3. “Paris Chase in a Mini-Cooper” -The Bourne Identity (2002)
- Commentary: To get to Paris Jason Bourne pays a woman named Marie to drive him in her mini car. After a murdered CIA assassin gets authorities riled up, Bourne and Marie need to go on the run. Cornered at a train station they have to run. Bourne takes a look at Paris map and hits the road. The sequence is a jolt of electricity from beginning to end. Weaving in and out of streets and alleys, the mini car allows the chase to go places many others can’t – including driving down a set of stairs. There is a nice sequence where Bourne drives along the Seine River the wrong way, leading to some nice damage and stunts. This is a classic car chase shot in the old school style – practical and on-location. Great stuff.

GRADE: A
2. “Tangiers Chase & Fight: Bourne vs. Desh” -The Bourne Ultimatum (2007)
- Commentary: Although I don't think this sequence is better than my number one pick, I do think it picks up on the formula and evolves it into something uniquely Bourne and uniquely entertaining. A CIA leaker named Daniels is currently in Tangiers and Bourne as well as a CIA assassin named Desh are out to find him. This phase is edited like the surveillance sequence at Waterloo station - cutting back and forth from CIA HQ and to our main characters as the chess pieces move on the board...that score building in the background. Desh gets one up on Bourne and is able to kill Daniels through a cleverly hidden bomb. This kicks off the second phase of the sequence, the chase. Desh is looking to take out Nikki Parsons while Bourne is looking to take down Desh and escape the police. This sequence is the "Berlin Hotel to Subway Chase" done in daylight and played out with more time. The chase moves from market places to tight residential squares where Bourne takes to the rooftops and has to jump between houses (giving us that iconic shot of him jumping through a window). This all eventually culminates in a superlative fight sequence against Desh. It's quick, hard hitting, and features the staples of Bourne fights - mostly confined space, non-flashy martial arts, and using surrounding objects to his advantage (in this case a book and a towel).

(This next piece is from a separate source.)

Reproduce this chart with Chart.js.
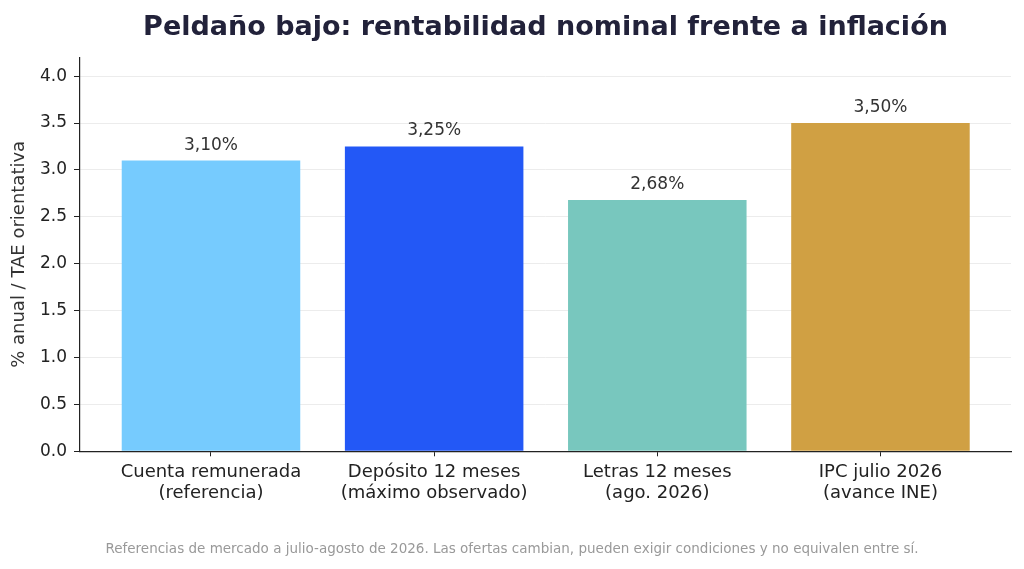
<!DOCTYPE html>
<html>
<head>
<meta charset="utf-8">
<script src="https://cdn.jsdelivr.net/npm/chart.js@4/dist/chart.umd.min.js"></script>
<style>
html,body{margin:0;padding:0;background:#fff;}
#wrap{width:1024px;height:569px;}
</style>
</head>
<body>
<div id="wrap"><canvas id="c" width="1024" height="569"></canvas></div>
<script>
const categories = [
  ["Cuenta remunerada", "(referencia)"],
  ["Depósito 12 meses", "(máximo observado)"],
  ["Letras 12 meses", "(ago. 2026)"],
  ["IPC julio 2026", "(avance INE)"]
];
const values = [3.10, 3.25, 2.68, 3.50];
const valueLabels = ["3,10%", "3,25%", "2,68%", "3,50%"];
const barColors = ["#76CBFE", "#2358F6", "#78C7BE", "#D0A043"];
const yTicks = [0, 0.5, 1.0, 1.5, 2.0, 2.5, 3.0, 3.5, 4.0];

const FONT = "'DejaVu Sans', sans-serif";

const labelPlugin = {
  id: 'valueLabels',
  afterDatasetsDraw(chart) {
    const ctx = chart.ctx;
    const meta = chart.getDatasetMeta(0);
    ctx.save();
    ctx.font = "17px " + FONT;
    ctx.fillStyle = "#333333";
    ctx.textAlign = "center";
    ctx.textBaseline = "alphabetic";
    meta.data.forEach((bar, i) => {
      ctx.fillText(valueLabels[i], bar.x, bar.y - 11);
    });
    ctx.restore();
  }
};

new Chart(document.getElementById('c'), {
  type: 'bar',
  data: {
    datasets: [{
      data: values.map((v, i) => ({x: i, y: v})),
      backgroundColor: barColors,
      borderWidth: 0,
      barPercentage: 0.8,
      categoryPercentage: 1.0
    }]
  },
  options: {
    responsive: false,
    animation: false,
    devicePixelRatio: 1,
    layout: {padding: {left: 0, right: 0, top: 0, bottom: 0}},
    plugins: {
      legend: {display: false},
      tooltip: {enabled: false},
      title: {
        display: true,
        text: "Peldaño bajo: rentabilidad nominal frente a inflación",
        fullSize: false,
        color: "#22223a",
        font: {family: FONT, size: 27, weight: 'bold', lineHeight: 1.2},
        padding: {top: 11.5, bottom: 13.5}
      },
      subtitle: {
        display: true,
        position: 'bottom',
        text: "Referencias de mercado a julio-agosto de 2026. Las ofertas cambian, pueden exigir condiciones y no equivalen entre sí.",
        color: "#999999",
        font: {family: FONT, size: 13.5, lineHeight: 1.2},
        padding: {top: 0, bottom: 11}
      }
    },
    scales: {
      x: {
        type: 'linear',
        offset: false,
        min: -0.587,
        max: 3.585,
        afterBuildTicks(scale) {
          scale.ticks = categories.map((c, i) => ({value: i}));
        },
        afterFit(scale) { scale.height = 90.5; },
        ticks: {
          callback: (v) => categories[v] || '',
          color: "#222222",
          font: {family: FONT, size: 18, lineHeight: 1.17},
          padding: 5,
          maxRotation: 0,
          autoSkip: false
        },
        grid: {
          display: true,
          offset: false,
          drawOnChartArea: false,
          drawTicks: true,
          tickLength: 5,
          tickColor: "#222222",
          tickWidth: 1
        },
        border: {display: true, color: "#222222", width: 1.2}
      },
      y: {
        min: 0,
        max: 4.2,
        afterBuildTicks(scale) {
          scale.ticks = yTicks.map(v => ({value: v}));
        },
        afterFit(scale) { scale.width = 80; },
        ticks: {
          callback: (v) => v.toFixed(1),
          color: "#222222",
          font: {family: FONT, size: 17},
          padding: 7,
          includeBounds: false
        },
        grid: {
          color: "#ececec",
          lineWidth: 1,
          drawTicks: true,
          tickLength: 6,
          tickColor: "#222222"
        },
        border: {display: true, color: "#222222", width: 1.2},
        title: {
          display: true,
          text: "% anual / TAE orientativa",
          color: "#333333",
          font: {family: FONT, size: 18, lineHeight: 1.2},
          padding: {top: 9, bottom: 4}
        }
      },
      yRightSpacer: {
        type: 'linear',
        position: 'right',
        display: true,
        min: 0,
        max: 4.2,
        afterFit(scale) { scale.width = 13; },
        ticks: {display: false},
        grid: {display: false, drawOnChartArea: false, drawTicks: false},
        border: {display: false}
      }
    }
  },
  plugins: [labelPlugin]
});
</script>
</body>
</html>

Look, there's MUCH better and more epic cinematic fights out there than this one (go watch Jackie Chan, Jet Li, or Tony Jaa), but none of them are told in this uniquely grounded style in the context of suspenseful urban chases. It's the culmination of a Paul Greengrass formula begun in The Bourne Supremacy and built on here.

GRADE: A+
1. “Chased on Foot and Car in Moscow” -The Bourne Supremacy (2004)
- Commentary: The quintessential Jason Bourne sequence to me is an extended and increasingly intense urban chase punctuated by a visceral fight or car chase. The top two action sequences on the list are the epitome of what this series does and compose the top shelf of "grounded" spy action. This style after The Bourne Supremacy was so influential that Martin Campbell essentially spent the first hour of James Bond's 2006 reboot Casino Royale in Bourne's image. This sequence begins with Bourne making a trip to Moscow to find the daughter of someone the Russian figures he learns he assassinated when he was in Treadstone. Before he finds the girl, the authorities and the assassin, played by Karl Urban, are on to him. What ensues is the best action sequence in the franchise. An already injured Bourne is forced to flee on foot when his taxi driver learns he is a wanted man and high tails it out of there. Luckily, Urban spots Bourne walking along a riverway and is able to get a shot off into his shoulder, causing Bourne even more injury. The bleeding Bourne makes his way through some underground walkways and into a market where he grabs items to deal with his injury (alcohol, a wrap) and, yep, a road map for the chase he knows is happening. Urban and the authorities are always a step behind this foot chase. At one point he is stopped by cops and taxi men and is forced to fight them off. He gets in the taxi and the car chase is now on. If the Paris chase was a classic of traditional car chases – then this one is a classic of a brand new style. Using his unique editing and camera work – Greengrass conveys a wild and brutal car chase through Moscow. High speeds, big roads, and lots of damage to Bourne’s car happens here – all the while Bourne is pouring alcohol on his wound, overlooking a Moscow map, and shifting gears like a mad man. This is the first car chase I can recall watching that sometimes feels like its in a destruction derby. Along with this new emphasis on self-damage, you get a lot of the classic tropes here – last second turns, going the wrong way, destruction – but they feel incredibly fresh in Greengrass’s style and the driving beat of the score. The scene finishes off with a heck of an impactful stunt done in a tunnel. This is a masterpiece.